Im Kopf geblieben ist Hausen auch Gabrieles Mörder, der bis zum Schluss emotionslos und gleichgültig auf der Anklagebank sitzt. Zwar erhält der Täter die höchste Strafe, die ein Gericht in Deutschland verhängen kann: Er muss lebenslang mit anschließender Sicherheitsverwahrung ins Gefängnis. „Für Gabrieles Mutter gab es aber keine Strafe, die den Tod ihrer Tochter hätte wieder gutmachen können“, sagt Hausen heute.

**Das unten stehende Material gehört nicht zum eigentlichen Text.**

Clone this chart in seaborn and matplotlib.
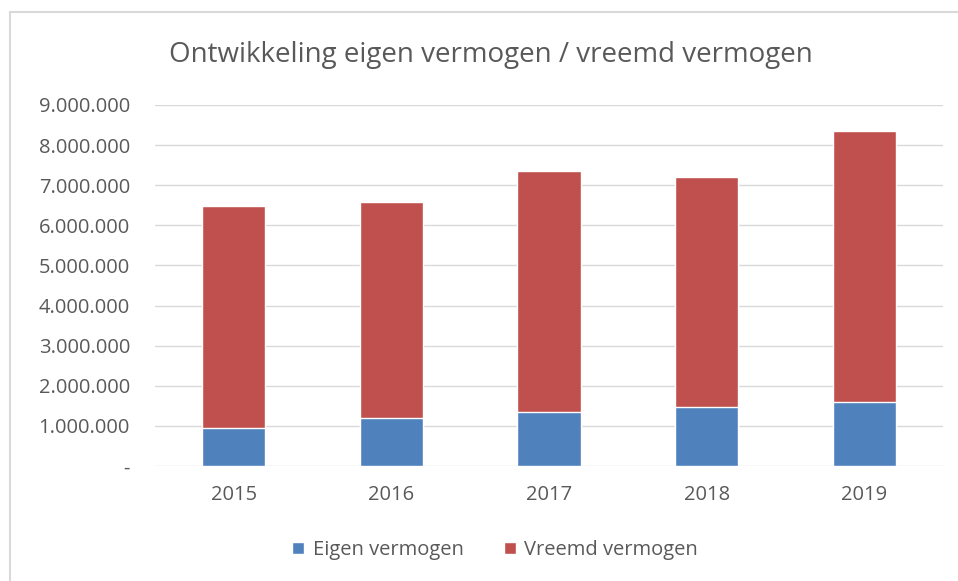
import pandas as pd
import matplotlib.pyplot as plt
import seaborn as sns
from matplotlib.patches import Patch, Rectangle
from matplotlib.ticker import FuncFormatter

# data
jaren = ["2015", "2016", "2017", "2018", "2019"]
eigen_vermogen = [945000, 1200000, 1340000, 1470000, 1590000]
vreemd_vermogen = [5525000, 5370000, 6020000, 5740000, 6770000]

blauw = "#4f81bd"
rood = "#c0504d"
tekst = "#595959"

data = pd.DataFrame({
    "Jaar": jaren,
    "Eigen vermogen": eigen_vermogen,
    "Vreemd vermogen": vreemd_vermogen,
})
data["Totaal"] = data["Eigen vermogen"] + data["Vreemd vermogen"]

sns.set_style("white")
plt.rcParams["font.family"] = ["Open Sans", "DejaVu Sans"]

fig = plt.figure(figsize=(9.58, 5.81), dpi=100)
ax = fig.add_axes([155 / 958, 1 - 466 / 581, 788 / 958, 361 / 581])

# chart frame (Excel style border)
fig.patches.append(Rectangle((10 / 958, -0.01), 1.0, 1 - 12 / 581 + 0.01,
                             transform=fig.transFigure, fill=False,
                             edgecolor="#d9d9d9", linewidth=1.5))

# stacked bars: total in red, eigen vermogen over it in blue
sns.barplot(data=data, x="Jaar", y="Totaal", color=rood, width=0.4,
            saturation=1, ax=ax)
sns.barplot(data=data, x="Jaar", y="Eigen vermogen", color=blauw, width=0.4,
            saturation=1, ax=ax)

ax.set_xlim(-0.5, 4.5)
ax.set_ylim(0, 9000000)
ax.set_yticks(range(0, 9000001, 1000000))
ax.yaxis.set_major_formatter(FuncFormatter(
    lambda v, p: "-" if v == 0 else f"{int(v):,}".replace(",", ".")))
ax.grid(axis="y", color="#d9d9d9", linewidth=1)
ax.set_axisbelow(True)
for s in ax.spines.values():
    s.set_visible(False)
ax.tick_params(axis="both", length=0, labelsize=14.5, colors=tekst)
ax.tick_params(axis="y", pad=18)
ax.tick_params(axis="x", pad=14)
ax.set_xlabel("")
ax.set_ylabel("")

fig.text(491 / 958, 1 - 55 / 581, "Ontwikkeling eigen vermogen / vreemd vermogen",
         ha="center", va="center", fontsize=20, color=tekst)

handles = [Patch(facecolor=blauw, label="Eigen vermogen"),
           Patch(facecolor=rood, label="Vreemd vermogen")]
fig.legend(handles=handles, loc="center", bbox_to_anchor=(495 / 958, 1 - 550 / 581),
           ncol=2, frameon=False, fontsize=14.5, handlelength=0.6, handleheight=0.6,
           columnspacing=2.0, handletextpad=0.4, labelcolor=tekst)

fig.savefig("out.png", dpi=100)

Hilfsfonds für Studis in Not in Gabrieles Namen
Als lebenslustige und engagierte Studentin – so soll Gabriele Z. laut Uni Mannheim in Erinnerung bleiben. Auch deshalb hat sich die Uni 2014, ein Jahr nach dem Mord, dazu entschieden, einen Hilfsfonds für internationale Studis in Not in ihrem Namen einzurichten. Damit soll das Andenken an die Austauschstudentin gegenwärtig bleiben, besonders bei den internationalen Studis, denen so geholfen wird. Die Hochschule will bewusst weder der schrecklichen Tat noch dem Mörder Raum lassen – und verzichtet darauf, explizit jährlich der Tat selbst zu gedenken. Was die Eltern der Verstorbenen von dem Fonds halten? „Die Familie hat sich sehr gefreut, dass wir als Erinnerung an ihre Tochter anderen internationalen Studierenden helfen wollen, und hat der Benennung explizit und dankbar zugestimmt“, erklärt die Uni auf Anfrage.
Vom Tatort zum Gedenkort
Sieben Jahre nach dem Mord wird der einstige Fundort der toten Litauerin, der bis dahin ein klassischer Angstraum ist, umgestaltet zum Gedenkort. Die Uni entscheidet sich in den Tagen nach dem Mord nach vielen Debatten dagegen, eine Erinnerungstafel am Tatort aufzustellen. Aus Sorge darum, sie könnte beschmiert werden. Auch die Stadt reagiert, leuchtet die Haltstelle „Rheinstraße“ und Wege am Quadrat C8 unter der Brücke stärker aus, richtet ein Frauen-Nachtaxi ein, installiert Kameras. Am Ende ist es der Verein Sicherheit in Mannheim (Sima), allen voran der damalige Geschäftsführer Hans-Georg Schuhmacher, der Spenden für eine Umgestaltung des Tatorts sammelt. Das Ziel: Gabriele Z. als Person und den Mord an ihr nicht zu vergessen – die dunkle Ecke für den Heimweg anderer sicherer zu machen. Auch die Sicherheit an der Uni wird verbessert, was bis heute spürbar ist: Polizeikräfte bieten am Institut für Sport Kurse in Selbstverteidigung an.